Progressive mayor Bill de Blasio has learned the hard way that people—even New York City liberals—have their own opinions about how they want to live. Neighborhood after neighborhood has rebelled against de Blasio’s heavy-handed social engineering.
In August, the people of Upper Manhattan forced City Councilmember Ydanis Rodriguez, a progressive and strident de Blasio ally, to reject the first major rezoning under the city’s new mandatory inclusionary housing (MIH) policy. MIH was a citywide revision of land-use rules allowing developers to build taller residential buildings with greater density if they also include subsidized apartments for lower- and middle-income New Yorkers. The policy is key to the success of de Blasio’s goal to expand “affordable” housing: unless market-rate developers are given incentives in the form of looser zoning rules, his target of 200,000 subsidized units would never be met.
The development in question, called Sherman Plaza, at the corner of Broadway and Sherman Avenue around 196th Street, would turn an old Packard dealership into a 15-story apartment tower. Up to 50 percent of the units would be subsidized. Six-story buildings built during the early twentieth century currently dominate the working-class neighborhood. The proposed “upzoning” infuriated the local community, which saw it as an effort to gentrify the mixed Latino and white neighborhood with luxury housing. Pressure built until Rodriguez, who voted for MIH as a citywide policy a few months before, nixed the Sherman Plaza proposal as not in the “best interests” of the neighborhood.
The de Blasio administration was chagrined. To the mayor, the city’s future lies in more thickly populated neighborhoods in outlying areas that are serviced by functioning transit infrastructure. He envisions that the new developments will melt New York City’s “two cities” class structure by putting low-income people in the same buildings—and on the same floors—as so-called luxury tenants. Without the proposed upzoning, the developers will still be allowed to build at Sherman and Broadway; the building will simply be smaller and all the apartments will be market-rate. From the perspective of a city planner, the neighborhood’s actions are irrational. From the community’s point of view, the additional capacity was a corporate giveaway, not a local benefit.
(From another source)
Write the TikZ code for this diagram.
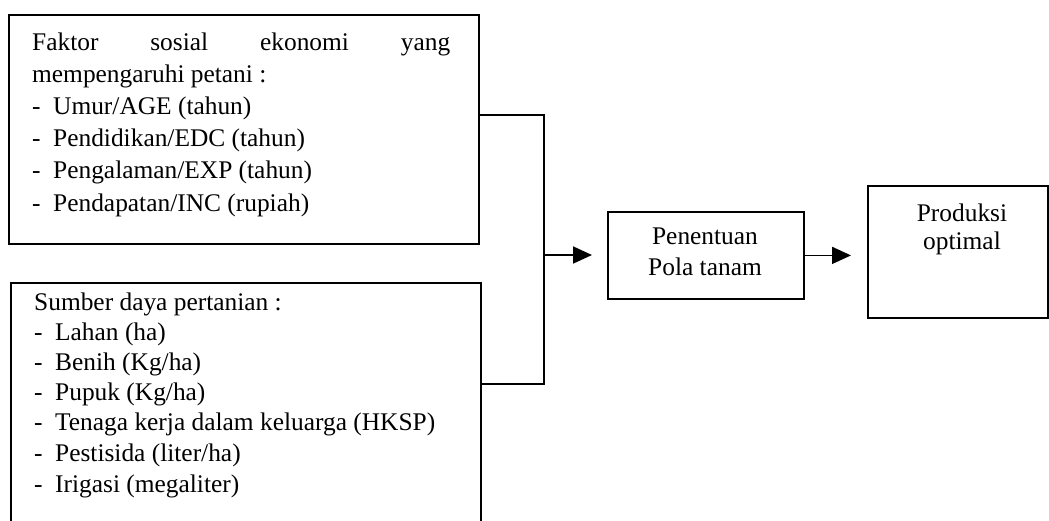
\documentclass[tikz,border=0pt]{standalone}
\usepackage{fontspec}
\setmainfont{Liberation Serif}
\usetikzlibrary{arrows.meta}
\tikzset{
  box/.style={draw, line width=1.8pt, inner sep=0pt, anchor=north west},
  txt/.style={inner sep=0pt, anchor=base west, font=\fontsize{25.4}{30}\selectfont},
  ctxt/.style={inner sep=0pt, anchor=base, font=\fontsize{25.4}{30}\selectfont},
  conn/.style={line width=1.8pt},
  arr/.style={line width=1.8pt, -{Triangle[length=19pt,width=17pt]}},
}
\newcommand{\itm}[1]{\makebox[21pt][l]{-}#1}
\begin{document}
\begin{tikzpicture}[x=1pt,y=-1pt]
\useasboundingbox (0,0) rectangle (1049,520);
% boxes
\node[box, minimum width=470pt, minimum height=229pt] (b1) at (8,14) {};
\node[box, minimum width=470pt, minimum height=240pt] (b2) at (10,282) {};
\node[box, minimum width=196pt, minimum height=87pt] (pen) at (607,211) {};
\node[box, minimum width=180pt, minimum height=132pt] (prod) at (867,185) {};
% box 1 text
\node[txt] (t1a) at (32,50) {\hbox to 418pt{Faktor\hfill sosial\hfill ekonomi\hfill yang}};
\node[txt] (t1b) at (32,82) {mempengaruhi petani :};
\node[txt] (t1c) at (32,114) {\itm{Umur/AGE (tahun)}};
\node[txt] (t1d) at (32,146) {\itm{Pendidikan/EDC (tahun)}};
\node[txt] (t1e) at (32,178) {\itm{Pengalaman/EXP (tahun)}};
\node[txt] (t1f) at (32,211) {\itm{Pendapatan/INC (rupiah)}};
% box 2 text
\node[txt] (t2a) at (34,310) {Sumber daya pertanian :};
\node[txt] (t2b) at (34,340) {\itm{Lahan (ha)}};
\node[txt] (t2c) at (34,370) {\itm{Benih (Kg/ha)}};
\node[txt] (t2d) at (34,400) {\itm{Pupuk (Kg/ha)}};
\node[txt] (t2e) at (34,430) {\itm{Tenaga kerja dalam keluarga (HKSP)}};
\node[txt] (t2f) at (34,461) {\itm{Pestisida (liter/ha)}};
\node[txt] (t2g) at (34,492) {\itm{Irigasi (megaliter)}};
% middle and right text
\node[ctxt] (p1) at (705,244) {Penentuan};
\node[ctxt] (p2) at (705,275) {Pola tanam};
\node[ctxt] (q1) at (962,221) {Produksi};
\node[ctxt] (q2) at (962,249) {optimal};
% connectors
\coordinate (j1) at (544,115);
\coordinate (j2) at (544,384);
\coordinate (jm) at (544,255);
\draw[conn] (j1 -| b1.east) -- (j1) -- (j2) -- (j2 -| b2.east);
\draw[arr, shorten >=15pt] (jm) -- (jm -| pen.west);
\draw[arr, shorten >=16pt] (pen.east) -- (pen.east -| prod.west);
\end{tikzpicture}
\end{document}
A similar scenario played out in Sunnyside, Queens, where the local councilman, Jimmy van Bramer, rejected a proposed development to build more than 200 affordable units. Van Bramer—who is the council’s majority leader and a charter member of its progressive caucus—also voted in favor of MIH earlier this year. Like his colleague Rodriguez, he supports the widespread development of affordable housing throughout the city—in theory. But his constituents, reliant on a perennially crowded subway line and feeling that their neighborhood is already changing too quickly, opposed the Phipps project and brought pressure on van Bramer to reject it.
Just this week the mayor caved to massive community pressure over his plan to turn a hotel in Maspeth—a middle-class, mostly white Queens neighborhood—into a homeless shelter. The local community had zealously opposed the conversion, with pickets, protests, and lawsuits aimed at stopping a plan that is widely seen as a way for the mayor to punish a neighborhood that doesn’t support him politically.
At a press conference last week, de Blasio was adamant that the homeless shelter would be built, and he called neighborhood opposition to it a failure to acknowledge “a responsibility for a problem that’s everyone’s problem.” The mayor went on to challenge protestors to “picket as many times as they want because I will happily stare them down” over the issue. Four days later de Blasio folded, and agreed not to move forward with the hotel-to-shelter conversion plan, though the city would continue to rent rooms in the hotel for homeless adults on an individual basis.
On the Upper West Side, the beating heart of traditional New York City liberalism, a near-riot broke out last month over plans to redistrict elementary school zones to promote racial and socio-economic diversity. Racial “segregation” in the public schools has become the latest “root cause” of inequality in New York, and the city is pushing community districts to agree to boundary changes in order to dilute the concentration of white students in certain schools. Of the entire public school student population of 1.1 million, however, fewer than 15 percent are white, and these students are clustered geographically in particular areas. If racial diversity is meant to solve the problem of racial inequality, it isn’t clear that there are enough white students to make much of a difference.
Upper West Side councilmember Helen Rosenthal, also a member of the progressive caucus, spoke to the anger of her constituents in particularly revealing language, saying “Everyone has been giving diversity lip service. . . . They need to make the case that diversity is something that is worth getting.” Rosenthal followed up a week later with an apologetic letter to the New York Times, quoting the received progressive wisdom that “diversity itself provides an invaluable education.” But her original words, spoken spontaneously to an agitated crowd, speak to the obvious question: how and why is diversity in itself essential to scholastic achievement?
Thinking big is in progressives’ DNA. In the words of de Blasio himself, progressive proposals must be “transformative,” “historic,” “transcendent.” The problem is that social revolutions are often opposed by a large segment of the existing population who rightly perceive that their interests are under attack. As long as the mayor and his progressive allies continue to force their grand vision on an unwilling populace, they can expect to face local revolts from a notoriously and proudly insubordinate city.